The nature of overdevelopment is that you always find someone else who wants to get out of the tough winters and come to Florida and is willing to take the risk until one storm, two storm, three storms hit, and then they bail.” ... “But there will be someone else that’s willing to buy that piece of property that’s under six feet of water tonight. There will be someone else willing to fall for that dream.
David Gelles, The New York Times
The quote, above, is from an article in the October 10, 2024, edition of The New York Times. The article is titled, "What will happen to the Florida dream?" Gelles is quoting Carl Hiaasen, a best-selling author, whom Gelles identifies as "a Florida legend and longtime chronicler of the state’s grifters and glories."
Let me make an observation. Just because Carl Hiaasen says that there will always be someone else willing to "fall for that dream," that doesn't make it so.
As we forge ahead in the New Year now with us, perhaps it's time to stop "dreaming." Global Warming is radically changing conditions on Planet Earth (including in Florida). It makes sense, I think, to start thinking about what that new "reality" means for those existing communities that are now facing continual climate catastrophes. My own hometown of Santa Cruz, California has had some recent experience with one such catastrophe.

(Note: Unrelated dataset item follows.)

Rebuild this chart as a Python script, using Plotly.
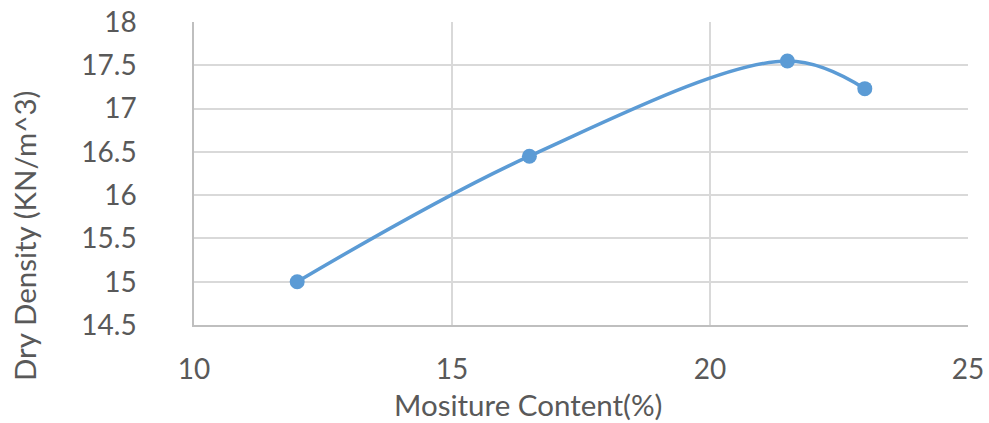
import plotly.graph_objects as go

moisture = [12, 16.5, 21.5, 23]
dry_density = [15.0, 16.45, 17.55, 17.23]

x_ticks = [10, 15, 20, 25]
y_ticks = [14.5, 15, 15.5, 16, 16.5, 17, 17.5, 18]
y_tick_text = ["14.5", "15", "15.5", "16", "16.5", "17", "17.5", "18"]

x_title = "Mositure Content(%)"
y_title = "Dry Density (KN/m^3)"

fig = go.Figure()
fig.add_trace(go.Scatter(
    x=moisture, y=dry_density, mode="lines+markers",
    line=dict(color="#5b9bd5", width=3.5, shape="spline", smoothing=1.0),
    marker=dict(color="#5b9bd5", size=15),
    showlegend=False,
))

font_family = "Lato"
fig.update_layout(
    width=989, height=423,
    margin=dict(l=194, r=21, t=22, b=98, autoexpand=False),
    paper_bgcolor="white", plot_bgcolor="white",
    font=dict(family=font_family, color="#595959", size=28),
    xaxis=dict(
        range=[10, 25], tickvals=x_ticks, showgrid=True, gridcolor="#d9d9d9", gridwidth=1.5,
        showline=True, linecolor="#bfbfbf", linewidth=1.5, mirror=False, zeroline=False,
        ticks="", ticklabelstandoff=19, tickfont=dict(size=28), automargin=False,
    ),
    yaxis=dict(
        range=[14.5, 18], tickvals=y_ticks, ticktext=y_tick_text, showgrid=True,
        gridcolor="#d9d9d9", gridwidth=1.5,
        showline=True, linecolor="#bfbfbf", linewidth=1.5, zeroline=False,
        ticks="", ticklabelstandoff=50, tickfont=dict(size=28), automargin=False,
    ),
    annotations=[
        dict(text=x_title, xref="paper", yref="paper", x=(528 - 194) / 774, y=(325 - 404) / 303,
             xanchor="center", yanchor="middle", showarrow=False, font=dict(size=29.5)),
        dict(text=y_title, xref="paper", yref="paper", x=(24 - 194) / 774, y=(325 - 236) / 303,
             xanchor="center", yanchor="middle", showarrow=False, textangle=-90, font=dict(size=29.5)),
    ],
)
fig.write_html("out.html", config={"displayModeBar": False},
               post_script="document.body.style.margin='0';document.body.style.overflow='hidden';")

If we can set aside our "dreams" at this point, in the face of the facts, I believe that we will find that the "reality" is that we, collectively, are going to have to figure out how to make sure that our resources are not wasted in fruitless efforts to recapture a dream now past, but are mobilized, instead, to preserve and protect human life, and to preserve our communities, and to safeguard the people.

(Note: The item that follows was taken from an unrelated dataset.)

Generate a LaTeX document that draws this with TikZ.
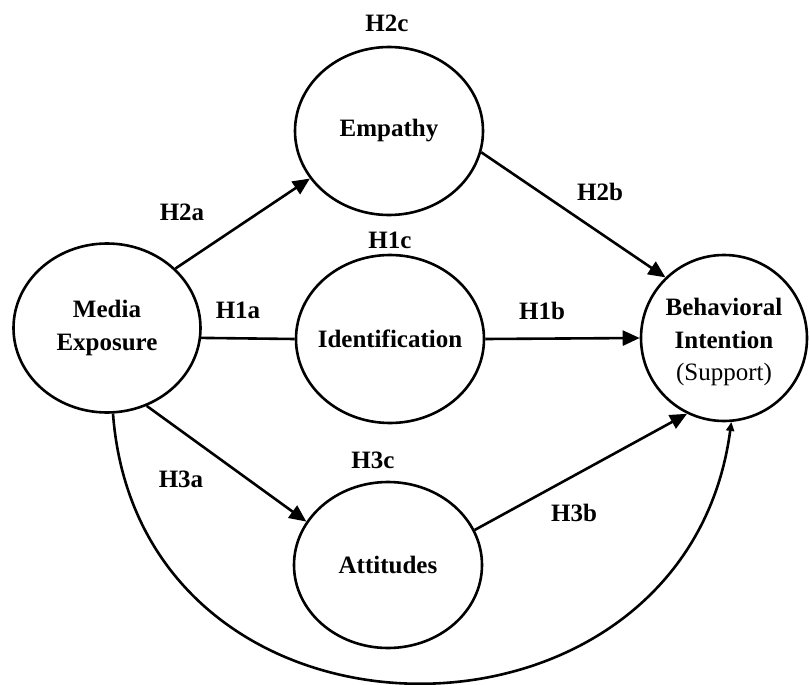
\documentclass[tikz,border=0pt]{standalone}
\usepackage{fontspec}
\setmainfont{Liberation Serif}
\usetikzlibrary{shapes.geometric,arrows.meta}

\tikzset{
  construct/.style={draw, ellipse, line width=2.6pt, inner sep=0pt,
    minimum width=188pt, minimum height=168pt},
  cname/.style={font=\bfseries\fontsize{25}{32.5}\selectfont, align=center, inner sep=0pt},
  hyp/.style={font=\bfseries\fontsize{25}{30}\selectfont, inner sep=0pt},
  path/.style={line width=2.6pt, -{Triangle[length=17pt,width=15pt]}},
  plain/.style={line width=2.6pt},
  direct/.style={line width=2.6pt, -{Triangle[length=9pt,width=8pt]}}
}

\begin{document}
\begin{tikzpicture}[x=1pt,y=-1pt]
\useasboundingbox (0,0) rectangle (809,685);

% constructs
\node[construct, minimum width=187pt, minimum height=169pt] (me) at (107,328) {};
\node[cname] (metext) at (me) {Media\\Exposure};

\node[construct] (emp) at (389,131) {};
\node[cname] (emptext) at (emp) {Empathy};

\node[construct] (idf) at (390,339) {};
\node[cname] (idftext) at (idf) {Identification};

\node[construct, minimum height=166pt] (att) at (388,565) {};
\node[cname] (atttext) at (att) {Attitudes};

\node[construct, minimum width=166pt, minimum height=166pt] (bi) at (724,338) {};
\node[cname] (bitext) at (724,342) {Behavioral\\Intention\\{\mdseries (Support)}};

% hypothesis labels
\node[hyp] (h2c) at (387,23) {H2c};
\node[hyp] (h2a) at (182,212) {H2a};
\node[hyp] (h2b) at (600,192) {H2b};
\node[hyp] (h1c) at (390,240) {H1c};
\node[hyp] (h1a) at (238,310) {H1a};
\node[hyp] (h1b) at (542,311) {H1b};
\node[hyp] (h3c) at (373,460) {H3c};
\node[hyp] (h3a) at (181,479) {H3a};
\node[hyp] (h3b) at (574,513) {H3b};

% paths
\draw[path] (me.41) -- (emp.211);
\draw[path] (emp.-13) -- (bi.134);
\draw[plain] (me.-6) -- (idf.west);
\draw[path] (idf.east) -- (bi.west);
\draw[path] (me.-63) -- (att.152);
\draw[path] (att.22) -- (bi.244);

% direct effect
\draw[direct] (me.-86) .. controls (140,771) and (685,771) .. (bi.-85);
\end{tikzpicture}
\end{document}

Given that climatic conditions are now dramatically different from the conditions that pertained at the start of the 21st Century, my suggestion is that we start figuring out how to live in the world that actually exists. "Dreaming" is only good when you're asleep, and haven't we all woken up, by now?
Continuing to expend scarce resources to rebuild communities that will, given the "realities," be wiped out again (one time, two times, three times and more) is not a winning formula.